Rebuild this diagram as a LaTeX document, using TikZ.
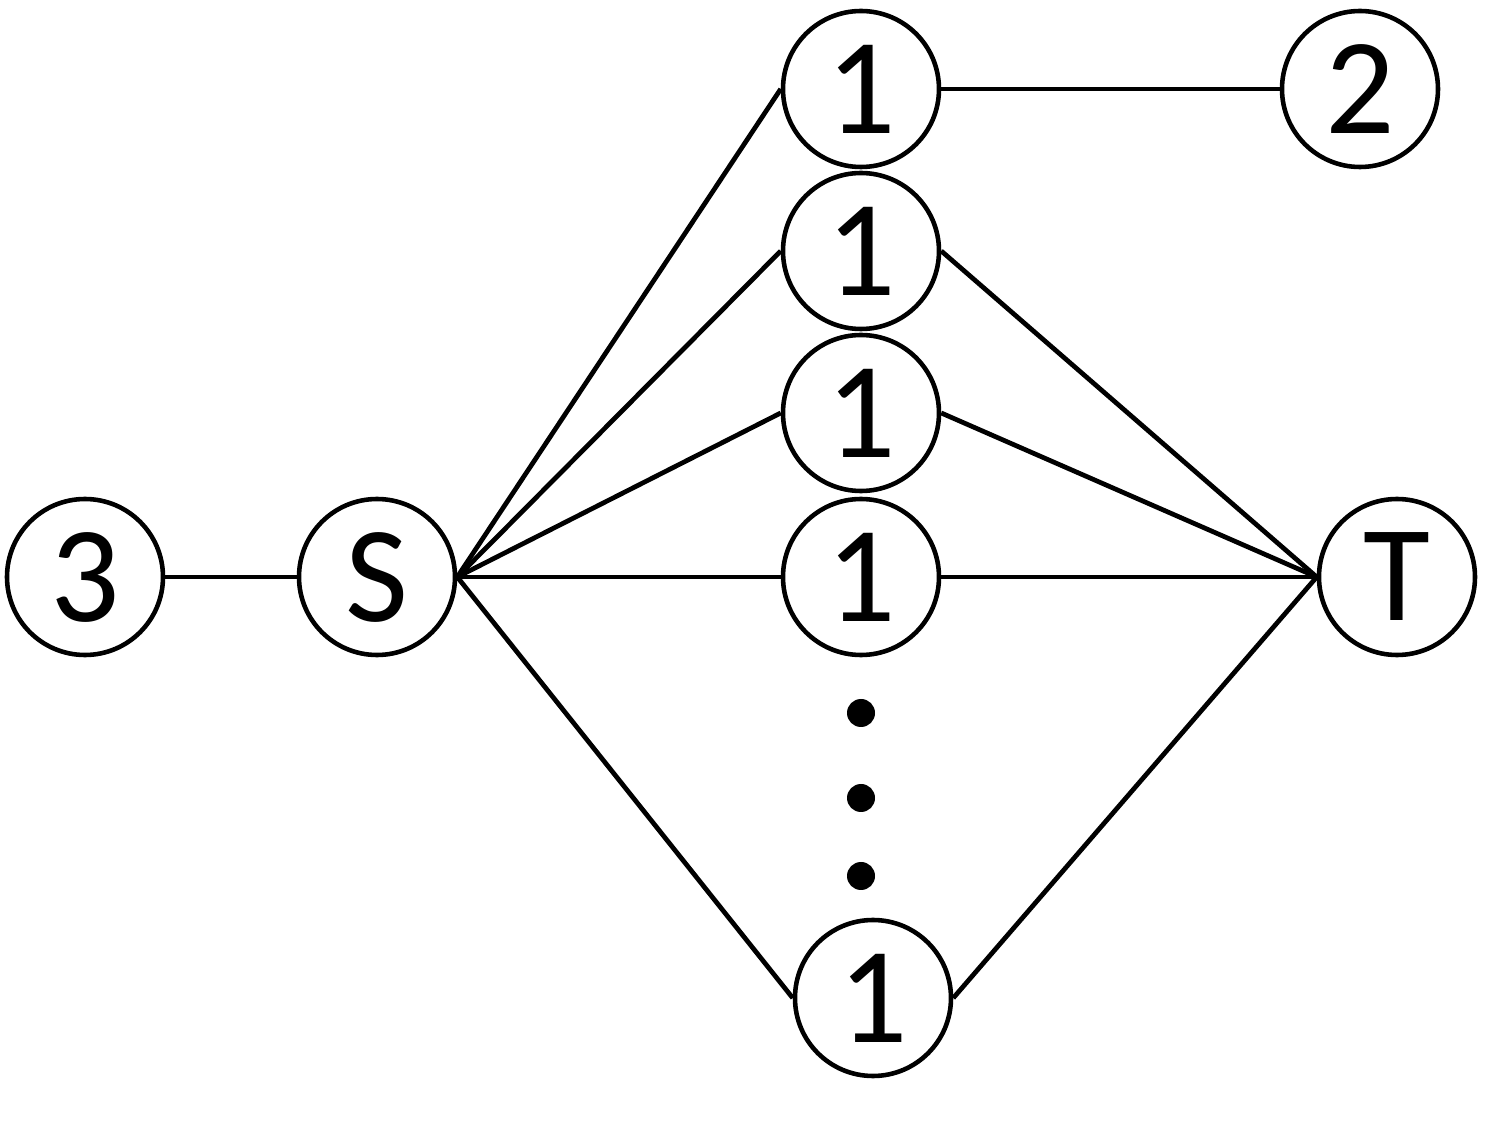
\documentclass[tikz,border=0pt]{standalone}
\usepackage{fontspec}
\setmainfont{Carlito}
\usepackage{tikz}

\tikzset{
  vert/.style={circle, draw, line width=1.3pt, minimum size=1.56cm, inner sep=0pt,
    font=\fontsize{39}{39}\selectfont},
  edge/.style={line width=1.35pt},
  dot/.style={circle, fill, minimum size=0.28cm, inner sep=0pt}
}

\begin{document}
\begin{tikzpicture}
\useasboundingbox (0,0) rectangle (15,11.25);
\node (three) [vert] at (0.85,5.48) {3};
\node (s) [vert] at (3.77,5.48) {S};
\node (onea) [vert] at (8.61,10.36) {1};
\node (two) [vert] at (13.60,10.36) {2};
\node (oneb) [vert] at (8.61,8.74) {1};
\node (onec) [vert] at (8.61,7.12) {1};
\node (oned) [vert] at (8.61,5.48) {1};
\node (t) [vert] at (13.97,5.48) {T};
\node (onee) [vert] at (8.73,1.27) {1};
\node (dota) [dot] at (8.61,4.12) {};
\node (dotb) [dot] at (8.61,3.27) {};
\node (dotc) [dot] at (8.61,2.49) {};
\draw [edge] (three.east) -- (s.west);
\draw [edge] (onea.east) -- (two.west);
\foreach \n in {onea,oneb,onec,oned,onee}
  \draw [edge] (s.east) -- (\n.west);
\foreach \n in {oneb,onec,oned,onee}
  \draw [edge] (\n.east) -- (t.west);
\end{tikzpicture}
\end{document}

##########

▶ [PROBLEM TO SOLVE] The material above must be printed exactly, with its pictures left out.

▶ [EXERCISE RESPONSE]
Rebuild this diagram as a LaTeX document, using TikZ.
\documentclass[tikz,border=0pt]{standalone}
\usepackage{fontspec}
\setmainfont{Carlito}
\usepackage{tikz}

\tikzset{
  vert/.style={circle, draw, line width=1.3pt, minimum size=1.56cm, inner sep=0pt,
    font=\fontsize{39}{39}\selectfont},
  edge/.style={line width=1.35pt},
  dot/.style={circle, fill, minimum size=0.28cm, inner sep=0pt}
}

\begin{document}
\begin{tikzpicture}
\useasboundingbox (0,0) rectangle (15,11.25);
\node (three) [vert] at (0.85,5.48) {3};
\node (s) [vert] at (3.77,5.48) {S};
\node (onea) [vert] at (8.61,10.36) {1};
\node (two) [vert] at (13.60,10.36) {2};
\node (oneb) [vert] at (8.61,8.74) {1};
\node (onec) [vert] at (8.61,7.12) {1};
\node (oned) [vert] at (8.61,5.48) {1};
\node (t) [vert] at (13.97,5.48) {T};
\node (onee) [vert] at (8.73,1.27) {1};
\node (dota) [dot] at (8.61,4.12) {};
\node (dotb) [dot] at (8.61,3.27) {};
\node (dotc) [dot] at (8.61,2.49) {};
\draw [edge] (three.east) -- (s.west);
\draw [edge] (onea.east) -- (two.west);
\foreach \n in {onea,oneb,onec,oned,onee}
  \draw [edge] (s.east) -- (\n.west);
\foreach \n in {oneb,onec,oned,onee}
  \draw [edge] (\n.east) -- (t.west);
\end{tikzpicture}
\end{document}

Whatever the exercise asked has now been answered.